**Your instructions**. Once the pictures are set aside, transcribe the remaining data exactly.

**Supplied data**.

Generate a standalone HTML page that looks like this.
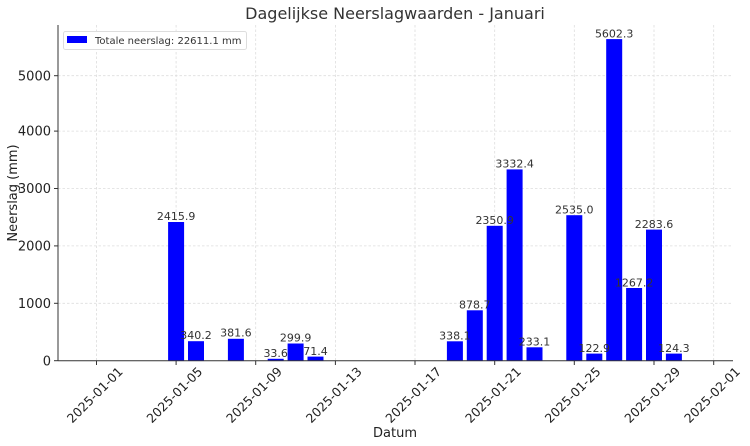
<!DOCTYPE html>
<html><head><meta charset="utf-8"><style>body{margin:0;background:#fff}svg{display:block;font-family:"DejaVu Sans","Liberation Sans",sans-serif}</style></head>
<body>
<svg width="750" height="446" viewBox="0 0 750 446">
<rect width="750" height="446" fill="#fff"/>
<g stroke="#ddd" stroke-width="0.8" stroke-dasharray="2.5,2">
<line x1="58" x2="733" y1="303.3" y2="303.3"/><line x1="58" x2="733" y1="245.9" y2="245.9"/><line x1="58" x2="733" y1="188.5" y2="188.5"/><line x1="58" x2="733" y1="131.1" y2="131.1"/><line x1="58" x2="733" y1="75.7" y2="75.7"/>
<line x1="96.5" x2="96.5" y1="25" y2="361"/><line x1="176.1" x2="176.1" y1="25" y2="361"/><line x1="255.7" x2="255.7" y1="25" y2="361"/><line x1="335.4" x2="335.4" y1="25" y2="361"/><line x1="415" x2="415" y1="25" y2="361"/><line x1="494.7" x2="494.7" y1="25" y2="361"/><line x1="574.3" x2="574.3" y1="25" y2="361"/><line x1="654" x2="654" y1="25" y2="361"/><line x1="713.7" x2="713.7" y1="25" y2="361"/>
</g>
<g fill="#0000ff">
<rect x="168.1" y="222" width="16" height="138.7"/>
<rect x="188" y="341.2" width="16" height="19.5"/>
<rect x="227.9" y="338.8" width="16" height="21.9"/>
<rect x="267.7" y="358.8" width="16" height="1.9"/>
<rect x="287.6" y="343.5" width="16" height="17.2"/>
<rect x="307.5" y="356.6" width="16" height="4.1"/>
<rect x="446.9" y="341.3" width="16" height="19.4"/>
<rect x="466.8" y="310.3" width="16" height="50.4"/>
<rect x="486.7" y="225.8" width="16" height="134.9"/>
<rect x="506.6" y="169.4" width="16" height="191.3"/>
<rect x="526.5" y="347.3" width="16" height="13.4"/>
<rect x="566.3" y="215.2" width="16" height="145.5"/>
<rect x="586.3" y="353.6" width="16" height="7.1"/>
<rect x="606.2" y="39.1" width="16" height="321.6"/>
<rect x="626.1" y="288" width="16" height="72.7"/>
<rect x="646" y="229.6" width="16" height="131.1"/>
<rect x="665.9" y="353.6" width="16" height="7.1"/>
</g>
<g font-size="11" fill="#333" text-anchor="middle">
<text x="176.1" y="220">2415.9</text><text x="196" y="339">340.2</text><text x="235.9" y="336.5">381.6</text><text x="275.7" y="357">33.6</text><text x="295.6" y="341.5">299.9</text><text x="315.5" y="355">71.4</text>
<text x="454.9" y="339.5">338.1</text><text x="474.8" y="308.5">878.7</text><text x="494.7" y="224">2350.9</text><text x="514.6" y="167.5">3332.4</text><text x="534.5" y="345.5">233.1</text>
<text x="574.3" y="213.5">2535.0</text><text x="594.3" y="352">122.9</text><text x="614.2" y="37.5">5602.3</text><text x="634.1" y="286.5">1267.2</text><text x="654" y="228">2283.6</text><text x="673.9" y="352">124.3</text>
</g>
<g stroke="#333" stroke-width="1"><line x1="58" x2="58" y1="25" y2="361"/><line x1="58" x2="733" y1="360.7" y2="360.7"/></g>
<g stroke="#333"><line x1="54" x2="58" y1="360.7" y2="360.7"/><line x1="54" x2="58" y1="303.3" y2="303.3"/><line x1="54" x2="58" y1="245.9" y2="245.9"/><line x1="54" x2="58" y1="188.5" y2="188.5"/><line x1="54" x2="58" y1="131.1" y2="131.1"/><line x1="54" x2="58" y1="75.7" y2="75.7"/>
<line x1="96.5" x2="96.5" y1="361" y2="365"/><line x1="176.1" x2="176.1" y1="361" y2="365"/><line x1="255.7" x2="255.7" y1="361" y2="365"/><line x1="335.4" x2="335.4" y1="361" y2="365"/><line x1="415" x2="415" y1="361" y2="365"/><line x1="494.7" x2="494.7" y1="361" y2="365"/><line x1="574.3" x2="574.3" y1="361" y2="365"/><line x1="654" x2="654" y1="361" y2="365"/><line x1="713.7" x2="713.7" y1="361" y2="365"/></g>
<g font-size="13" fill="#222" text-anchor="end">
<text x="51" y="365.5">0</text><text x="51" y="308">1000</text><text x="51" y="250.5">2000</text><text x="51" y="193">3000</text><text x="51" y="135.5">4000</text><text x="51" y="80.5">5000</text>
</g>
<g font-size="12.5" fill="#222" text-anchor="middle">
<text transform="translate(98,398) rotate(-45)">2025-01-01</text>
<text transform="translate(177.6,398) rotate(-45)">2025-01-05</text>
<text transform="translate(257.2,398) rotate(-45)">2025-01-09</text>
<text transform="translate(336.9,398) rotate(-45)">2025-01-13</text>
<text transform="translate(416.5,398) rotate(-45)">2025-01-17</text>
<text transform="translate(496.2,398) rotate(-45)">2025-01-21</text>
<text transform="translate(575.8,398) rotate(-45)">2025-01-25</text>
<text transform="translate(655.5,398) rotate(-45)">2025-01-29</text>
<text transform="translate(715.2,398) rotate(-45)">2025-02-01</text>
</g>
<text x="395" y="437" font-size="13" fill="#222" text-anchor="middle">Datum</text>
<text transform="translate(17,193) rotate(-90)" font-size="13" fill="#222" text-anchor="middle">Neerslag (mm)</text>
<text x="395" y="19" font-size="16" fill="#333" text-anchor="middle">Dagelijkse Neerslagwaarden - Januari</text>
<rect x="63.5" y="31.5" width="183" height="18" fill="#fff" stroke="#ddd" rx="2"/>
<rect x="67" y="36" width="20" height="7" fill="#0000ff"/>
<text x="95" y="44" font-size="10" fill="#333">Totale neerslag: 22611.1 mm</text>
</svg>
</body></html>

**Response to this task**.
Generate a standalone HTML page that looks like this.
<!DOCTYPE html>
<html><head><meta charset="utf-8"><style>body{margin:0;background:#fff}svg{display:block;font-family:"DejaVu Sans","Liberation Sans",sans-serif}</style></head>
<body>
<svg width="750" height="446" viewBox="0 0 750 446">
<rect width="750" height="446" fill="#fff"/>
<g stroke="#ddd" stroke-width="0.8" stroke-dasharray="2.5,2">
<line x1="58" x2="733" y1="303.3" y2="303.3"/><line x1="58" x2="733" y1="245.9" y2="245.9"/><line x1="58" x2="733" y1="188.5" y2="188.5"/><line x1="58" x2="733" y1="131.1" y2="131.1"/><line x1="58" x2="733" y1="75.7" y2="75.7"/>
<line x1="96.5" x2="96.5" y1="25" y2="361"/><line x1="176.1" x2="176.1" y1="25" y2="361"/><line x1="255.7" x2="255.7" y1="25" y2="361"/><line x1="335.4" x2="335.4" y1="25" y2="361"/><line x1="415" x2="415" y1="25" y2="361"/><line x1="494.7" x2="494.7" y1="25" y2="361"/><line x1="574.3" x2="574.3" y1="25" y2="361"/><line x1="654" x2="654" y1="25" y2="361"/><line x1="713.7" x2="713.7" y1="25" y2="361"/>
</g>
<g fill="#0000ff">
<rect x="168.1" y="222" width="16" height="138.7"/>
<rect x="188" y="341.2" width="16" height="19.5"/>
<rect x="227.9" y="338.8" width="16" height="21.9"/>
<rect x="267.7" y="358.8" width="16" height="1.9"/>
<rect x="287.6" y="343.5" width="16" height="17.2"/>
<rect x="307.5" y="356.6" width="16" height="4.1"/>
<rect x="446.9" y="341.3" width="16" height="19.4"/>
<rect x="466.8" y="310.3" width="16" height="50.4"/>
<rect x="486.7" y="225.8" width="16" height="134.9"/>
<rect x="506.6" y="169.4" width="16" height="191.3"/>
<rect x="526.5" y="347.3" width="16" height="13.4"/>
<rect x="566.3" y="215.2" width="16" height="145.5"/>
<rect x="586.3" y="353.6" width="16" height="7.1"/>
<rect x="606.2" y="39.1" width="16" height="321.6"/>
<rect x="626.1" y="288" width="16" height="72.7"/>
<rect x="646" y="229.6" width="16" height="131.1"/>
<rect x="665.9" y="353.6" width="16" height="7.1"/>
</g>
<g font-size="11" fill="#333" text-anchor="middle">
<text x="176.1" y="220">2415.9</text><text x="196" y="339">340.2</text><text x="235.9" y="336.5">381.6</text><text x="275.7" y="357">33.6</text><text x="295.6" y="341.5">299.9</text><text x="315.5" y="355">71.4</text>
<text x="454.9" y="339.5">338.1</text><text x="474.8" y="308.5">878.7</text><text x="494.7" y="224">2350.9</text><text x="514.6" y="167.5">3332.4</text><text x="534.5" y="345.5">233.1</text>
<text x="574.3" y="213.5">2535.0</text><text x="594.3" y="352">122.9</text><text x="614.2" y="37.5">5602.3</text><text x="634.1" y="286.5">1267.2</text><text x="654" y="228">2283.6</text><text x="673.9" y="352">124.3</text>
</g>
<g stroke="#333" stroke-width="1"><line x1="58" x2="58" y1="25" y2="361"/><line x1="58" x2="733" y1="360.7" y2="360.7"/></g>
<g stroke="#333"><line x1="54" x2="58" y1="360.7" y2="360.7"/><line x1="54" x2="58" y1="303.3" y2="303.3"/><line x1="54" x2="58" y1="245.9" y2="245.9"/><line x1="54" x2="58" y1="188.5" y2="188.5"/><line x1="54" x2="58" y1="131.1" y2="131.1"/><line x1="54" x2="58" y1="75.7" y2="75.7"/>
<line x1="96.5" x2="96.5" y1="361" y2="365"/><line x1="176.1" x2="176.1" y1="361" y2="365"/><line x1="255.7" x2="255.7" y1="361" y2="365"/><line x1="335.4" x2="335.4" y1="361" y2="365"/><line x1="415" x2="415" y1="361" y2="365"/><line x1="494.7" x2="494.7" y1="361" y2="365"/><line x1="574.3" x2="574.3" y1="361" y2="365"/><line x1="654" x2="654" y1="361" y2="365"/><line x1="713.7" x2="713.7" y1="361" y2="365"/></g>
<g font-size="13" fill="#222" text-anchor="end">
<text x="51" y="365.5">0</text><text x="51" y="308">1000</text><text x="51" y="250.5">2000</text><text x="51" y="193">3000</text><text x="51" y="135.5">4000</text><text x="51" y="80.5">5000</text>
</g>
<g font-size="12.5" fill="#222" text-anchor="middle">
<text transform="translate(98,398) rotate(-45)">2025-01-01</text>
<text transform="translate(177.6,398) rotate(-45)">2025-01-05</text>
<text transform="translate(257.2,398) rotate(-45)">2025-01-09</text>
<text transform="translate(336.9,398) rotate(-45)">2025-01-13</text>
<text transform="translate(416.5,398) rotate(-45)">2025-01-17</text>
<text transform="translate(496.2,398) rotate(-45)">2025-01-21</text>
<text transform="translate(575.8,398) rotate(-45)">2025-01-25</text>
<text transform="translate(655.5,398) rotate(-45)">2025-01-29</text>
<text transform="translate(715.2,398) rotate(-45)">2025-02-01</text>
</g>
<text x="395" y="437" font-size="13" fill="#222" text-anchor="middle">Datum</text>
<text transform="translate(17,193) rotate(-90)" font-size="13" fill="#222" text-anchor="middle">Neerslag (mm)</text>
<text x="395" y="19" font-size="16" fill="#333" text-anchor="middle">Dagelijkse Neerslagwaarden - Januari</text>
<rect x="63.5" y="31.5" width="183" height="18" fill="#fff" stroke="#ddd" rx="2"/>
<rect x="67" y="36" width="20" height="7" fill="#0000ff"/>
<text x="95" y="44" font-size="10" fill="#333">Totale neerslag: 22611.1 mm</text>
</svg>
</body></html>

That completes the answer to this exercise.